The closing of the Notes Offering is not contingent on the closing of the Pending Acquisition. The Notes will be sold in a registered offering pursuant to an effective shelf registration statement on Form S-3ASR, as amended, that was previously filed with the U.S. Securities and Exchange Commission (the “SEC”), a prospectus supplement and related base prospectus for the Notes Offering. The Notes are not being offered in Canada or to any resident of Canada except in transactions exempt from the prospectus requirements of applicable Canadian securities laws.

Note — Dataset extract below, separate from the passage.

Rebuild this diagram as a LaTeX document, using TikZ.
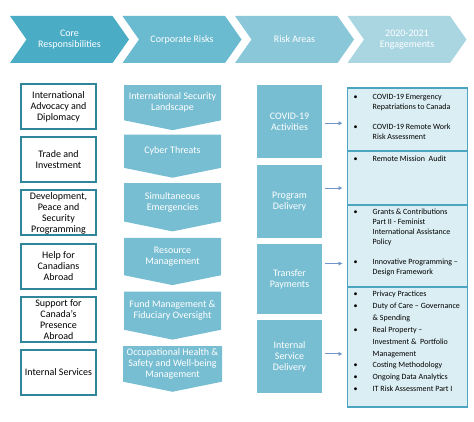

Goldman Sachs & Co. LLC, Morgan Stanley & Co. LLC, J.P. Morgan Securities LLC, RBC Capital Markets, LLC, TD Securities (USA) LLC, Citigroup Global Markets Inc., CIBC World Markets Corp., BMO Capital Markets Corp., Scotia Capital (USA) Inc., National Bank of Canada Financial Inc., BofA Securities, Inc., Barclays Capital Inc., Credit Suisse Securities (USA) LLC, Mizuho Securities USA LLC, MUFG Securities Americas Inc., Wells Fargo Securities, LLC, PNC Capital Markets LLC, Truist Securities, Inc. and SMBC Nikko Securities America, Inc. have served as joint book-running managers for the Notes Offering. Desjardins Securities Inc. has served as co-manager for the Notes Offering. When available, copies of the prospectus supplement and related base prospectus for the Notes Offering may be obtained from Goldman Sachs & Co. LLC Prospectus Department at 1-866-471-2526, Morgan Stanley at 1-866-718-1649, J.P. Morgan Securities LLC, Prospectus Department at 1-866-803-9204, RBC Capital Markets, LLC at 1-866-375-6829, and TD Securities (USA) LLC at 1-855-495-9846. Electronic copies of the prospectus supplement and related base prospectus for the Notes Offering will also be available on the website of the SEC at www.sec.gov.
This press release is neither an offer to sell nor a solicitation of an offer to buy any of these securities and shall not constitute an offer, solicitation or sale in any jurisdiction in which such offer, solicitation or sale is unlawful. The Notes Offering may only be made by means of a prospectus supplement and related base prospectus.